Repeat exactly what appears from the opening line of the listing to the line with "anchor=west, align=left] (dettext)", inclusive.

==== MATERIAL PROVIDED

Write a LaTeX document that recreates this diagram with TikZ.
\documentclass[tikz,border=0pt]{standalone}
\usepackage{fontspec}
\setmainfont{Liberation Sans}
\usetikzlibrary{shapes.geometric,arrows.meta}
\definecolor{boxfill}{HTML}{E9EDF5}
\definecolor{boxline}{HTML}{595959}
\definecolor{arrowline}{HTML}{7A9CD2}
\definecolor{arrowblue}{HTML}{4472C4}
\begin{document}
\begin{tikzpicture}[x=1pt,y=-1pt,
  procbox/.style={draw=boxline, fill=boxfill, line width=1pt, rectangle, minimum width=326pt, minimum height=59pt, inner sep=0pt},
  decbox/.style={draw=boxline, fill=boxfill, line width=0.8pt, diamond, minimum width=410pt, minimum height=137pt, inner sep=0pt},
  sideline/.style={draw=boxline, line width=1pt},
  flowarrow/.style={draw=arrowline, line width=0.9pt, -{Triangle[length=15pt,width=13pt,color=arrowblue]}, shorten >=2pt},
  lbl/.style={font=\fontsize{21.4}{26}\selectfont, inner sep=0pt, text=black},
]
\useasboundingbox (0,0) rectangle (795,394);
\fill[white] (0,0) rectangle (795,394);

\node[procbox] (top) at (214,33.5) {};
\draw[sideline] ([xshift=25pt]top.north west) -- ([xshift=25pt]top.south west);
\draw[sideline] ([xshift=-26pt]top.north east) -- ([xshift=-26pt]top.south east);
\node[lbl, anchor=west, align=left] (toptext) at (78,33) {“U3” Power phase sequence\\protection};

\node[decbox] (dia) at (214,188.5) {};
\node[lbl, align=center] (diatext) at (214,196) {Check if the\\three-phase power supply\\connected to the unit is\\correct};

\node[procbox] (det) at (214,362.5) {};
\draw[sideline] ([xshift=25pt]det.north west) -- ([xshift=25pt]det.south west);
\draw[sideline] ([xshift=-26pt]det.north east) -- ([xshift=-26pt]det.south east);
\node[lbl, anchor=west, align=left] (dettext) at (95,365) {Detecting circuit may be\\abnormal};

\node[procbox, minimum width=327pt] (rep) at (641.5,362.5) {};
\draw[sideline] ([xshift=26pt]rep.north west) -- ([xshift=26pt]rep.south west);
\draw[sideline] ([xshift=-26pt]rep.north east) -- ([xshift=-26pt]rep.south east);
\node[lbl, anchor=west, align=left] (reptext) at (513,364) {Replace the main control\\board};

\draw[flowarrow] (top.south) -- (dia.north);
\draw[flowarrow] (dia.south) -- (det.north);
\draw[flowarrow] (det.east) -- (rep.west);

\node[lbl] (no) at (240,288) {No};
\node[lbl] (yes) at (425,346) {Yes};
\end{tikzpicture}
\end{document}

========

> _SOLUTION FOR THIS EXERCISE_:
Write a LaTeX document that recreates this diagram with TikZ.
\documentclass[tikz,border=0pt]{standalone}
\usepackage{fontspec}
\setmainfont{Liberation Sans}
\usetikzlibrary{shapes.geometric,arrows.meta}
\definecolor{boxfill}{HTML}{E9EDF5}
\definecolor{boxline}{HTML}{595959}
\definecolor{arrowline}{HTML}{7A9CD2}
\definecolor{arrowblue}{HTML}{4472C4}
\begin{document}
\begin{tikzpicture}[x=1pt,y=-1pt,
  procbox/.style={draw=boxline, fill=boxfill, line width=1pt, rectangle, minimum width=326pt, minimum height=59pt, inner sep=0pt},
  decbox/.style={draw=boxline, fill=boxfill, line width=0.8pt, diamond, minimum width=410pt, minimum height=137pt, inner sep=0pt},
  sideline/.style={draw=boxline, line width=1pt},
  flowarrow/.style={draw=arrowline, line width=0.9pt, -{Triangle[length=15pt,width=13pt,color=arrowblue]}, shorten >=2pt},
  lbl/.style={font=\fontsize{21.4}{26}\selectfont, inner sep=0pt, text=black},
]
\useasboundingbox (0,0) rectangle (795,394);
\fill[white] (0,0) rectangle (795,394);

\node[procbox] (top) at (214,33.5) {};
\draw[sideline] ([xshift=25pt]top.north west) -- ([xshift=25pt]top.south west);
\draw[sideline] ([xshift=-26pt]top.north east) -- ([xshift=-26pt]top.south east);
\node[lbl, anchor=west, align=left] (toptext) at (78,33) {“U3” Power phase sequence\\protection};

\node[decbox] (dia) at (214,188.5) {};
\node[lbl, align=center] (diatext) at (214,196) {Check if the\\three-phase power supply\\connected to the unit is\\correct};

\node[procbox] (det) at (214,362.5) {};
\draw[sideline] ([xshift=25pt]det.north west) -- ([xshift=25pt]det.south west);
\draw[sideline] ([xshift=-26pt]det.north east) -- ([xshift=-26pt]det.south east);
\node[lbl, anchor=west, align=left] (dettext) at (95,365) {Detecting circuit may be\\abnormal};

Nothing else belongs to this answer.